Une «tentative d’enlèvement» dès décembre 1693

L’opposition à une intervention militaire du Maroc contre l’Algérie irritera même le roi Hassan II. C’est ainsi que le Tribunal militaire des FAR siégeant à Rabat et statuant sur le dossier du complot de 1963, prononce ses peines. Mehdi Ben Barka, «encore plus dans le collimateur de Hassan II» est alors condamné par contumace à la peine capitale, le 9 novembre 1963. D’autres militants de l’UNFP écopent aussi de peines de prison.

Sur le terrain, une intervention en marge du sommet de l’Organisation de l’unité africaine de l’empereur éthiopien Hailé Sélassié et le président malien, Modibo Keita a déjà permis de convaincre les belligérants, le 29 octobre 1963, d’un cessez-le-feu bien que les combats avaient repris en novembre après l’attaque, par l’armée algérienne, à Figuig.

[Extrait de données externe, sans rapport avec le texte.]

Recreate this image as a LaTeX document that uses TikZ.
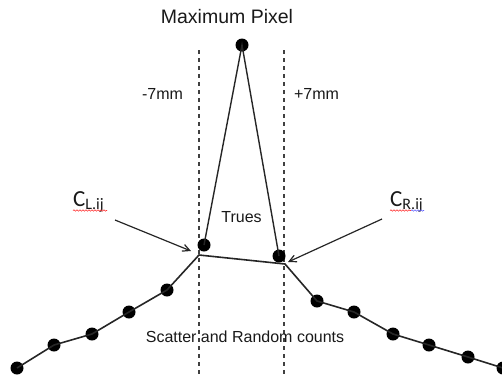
\documentclass[tikz,border=0pt]{standalone}
\usepackage{fontspec}
\setmainfont{Liberation Sans}
\newfontfamily\calib{Carlito}
\usetikzlibrary{arrows.meta,decorations.pathmorphing}
\begin{document}
\begin{tikzpicture}[x=1pt,y=-1pt,
  dot/.style={circle,fill=black,inner sep=0pt,minimum size=13pt},
  curve/.style={line width=1.6pt,black!85},
  guide/.style={line width=1.2pt,dash pattern=on 4pt off 4pt,black!75},
  pointer/.style={line width=1.2pt,black!85,-{Straight Barb[length=7pt,width=7pt]}},
  lbl/.style={font=\fontsize{16}{18}\selectfont,inner sep=0pt,text=black!90},
  clab/.style={font=\calib\fontsize{23}{26}\selectfont,inner sep=0pt,anchor=base west,text=black!90},
  squig/.style={line width=0.6pt,decorate,decoration={snake,amplitude=0.7pt,segment length=3pt}}]
\useasboundingbox (0,0) rectangle (502,376);
% dashed guides
\coordinate (g1t) at (199,50); \coordinate (g1b) at (199,376);
\coordinate (g2t) at (284,50); \coordinate (g2b) at (284,376);
\draw[guide] (g1t) -- (g1b);
\draw[guide] (g2t) -- (g2b);
% points
\node[dot] (T) at (242,45) {};
\node[dot] (LD) at (204,245) {};
\node[dot] (RD) at (279,256) {};
\coordinate (cl) at (199,255);
\coordinate (cr) at (285,264);
\node[dot] (L1) at (167,290) {};
\node[dot] (L2) at (129,312) {};
\node[dot] (L3) at (92,334) {};
\node[dot] (L4) at (54,345) {};
\node[dot] (L5) at (17,368) {};
\node[dot] (R1) at (317,301) {};
\node[dot] (R2) at (354,312) {};
\node[dot] (R3) at (393,334) {};
\node[dot] (R4) at (429,345) {};
\node[dot] (R5) at (468,357) {};
\node[dot] (R6) at (503,368) {};
% lines
\draw[line width=1.4pt,black!85] (LD.center) -- (T.center) -- (RD.center);
\draw[curve] (L5.center) -- (L4.center) -- (L3.center) -- (L2.center) -- (L1.center) -- (cl) -- (cr) -- (R1.center) -- (R2.center) -- (R3.center) -- (R4.center) -- (R5.center) -- (R6.center);
% texts
\node[lbl,font=\fontsize{19.5}{22}\selectfont] (title) at (227,16.5) {Maximum Pixel};
\node[lbl] (m7) at (162.5,94) {-7mm};
\node[lbl] (p7) at (316.5,94) {+7mm};
\node[lbl] (tr) at (241.5,217) {Trues};
\node[lbl] (sc) at (245,336.5) {Scatter and Random counts};
% C labels
\node[clab] (CL) at (73,206) {C\raisebox{-3.5pt}{\fontsize{16}{18}\selectfont L.ij}};
\node[clab] (CR) at (390,206) {C\raisebox{-3.5pt}{\fontsize{16}{18}\selectfont R.ij}};
\coordinate (sqL1) at (73,210.5); \coordinate (sqL2) at (107,210.5);
\coordinate (sqR1) at (390,210.5); \coordinate (sqR2) at (411,210.5); \coordinate (sqR3) at (424,210.5);
\draw[squig,red!80] (sqL1) -- (sqL2);
\draw[squig,red!80] (sqR1) -- (sqR2);
\draw[squig,blue!60] (sqR2) -- (sqR3);
% arrows
\coordinate (aLs) at (115,220); \coordinate (aLe) at (191,251);
\coordinate (aRs) at (382,219); \coordinate (aRe) at (288,262);
\draw[pointer] (aLs) -- (aLe);
\draw[pointer] (aRs) -- (aRe);
\end{tikzpicture}
\end{document}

En décembre, Mehdi Ben Barka, l’ennemi numéro 1 de Hassan II, confie à plusieurs reprises à des amis français, les craintes qu’il éprouve devant une éventuelle action dirigée contre sa personne, ou contre des membres de sa famille, par des agents de la police marocaine. «Le 30 décembre, il aurait failli être enlevé à Genève, semble-t-il, par des Marocains venus s’installer au-dessus de son appartement !», écrit Maurice Buttin.

Le militant est enlevé, deux ans plus tard, le 29 octobre 1965 devant la brasserie Lipp à Paris. Son corps ne sera jamais retrouvé.

Des soldats marocains participant à la guerre des Sables en 1963. / Ph. d'illustrationDes soldats marocains participant à la guerre des Sables en 1963. / Ph. d’illustration

Quant au conflit maroco-algérien, «Hassan II s’entendra finalement, quelques années après, avec le président Houari Boumédienne, pour renoncer aux revendications marocaines», poursuit l’auteur de «Ben Barka, Hassan II, De Gaulle. Ce que je sais d’eux». Les voisins-ennemis attendront le 27 janvier 1976 pour s’affronter au nouveau lors de la première bataille d’Amgala.